There is enough money to be made in railing containers from Newcastle, rather than trucking containers from Port Botany, to protect the interests of all investors, by taking a common-sense approach in the interests of fund members and the NSW community.
Greg Cameron
Why stop there?
If of course container movement was discontinued at Port Botany, to the great relief of local residents and road users, the land and airspace at Port Botany could be used for an additional runway at Sydney Airport. This would negate the need for a new airport at Badgery’s Creek – especially if a fast train were to commence operations between Brisbane, Sydney and Melbourne, which routes account for over 30% of Sydney Airport’s traffic.
The freight rail line duplication could also be avoided, saving several more billions. There would be an immediate ease of the traffic chaos along the M5 and M7, which currently see trucks carrying the hundreds of thousands of containers between Port Botany and the new industrial mega-developments around Eastern Creek each year.

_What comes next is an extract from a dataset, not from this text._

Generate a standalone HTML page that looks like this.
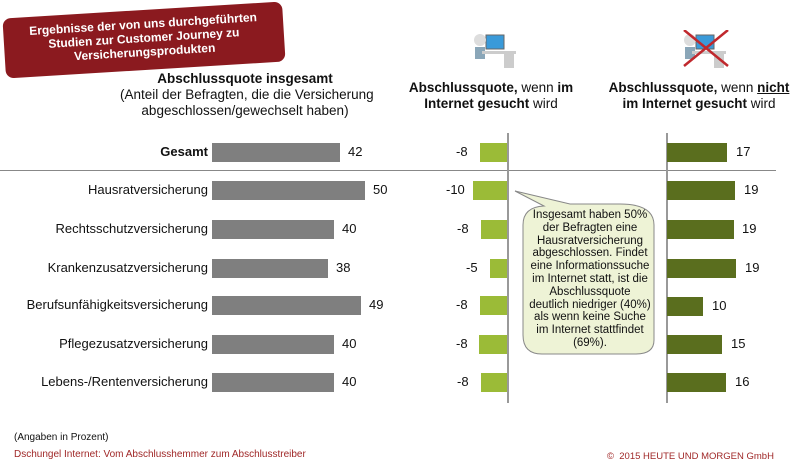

It could actually be faster to rail a container from Newcastle to Eastern Creek and surrounds than to move it from Port Botany.
Mr Cameron said Port Botany container truck movements are currently more than 1 million a year. “Deloitte Access Economics estimates they will increase to 4.9 million a year by 2040. However, if the Moorebank Intermodal Terminal does not proceed, Port Botany container truck movements will be 6 million a year.
“WestConnex is essential if container truck movements are to increase five fold because the current capacity of the M5 East is exceeded, even without container trucks. A rail freight bypass would make the Moorebank intermodal redundant because all containers would be railed using the bypass line. Sydney’s existing rail freight capacity is more profitably used for more passenger services.”
Let’s see what happens with the Port of Newcastle first.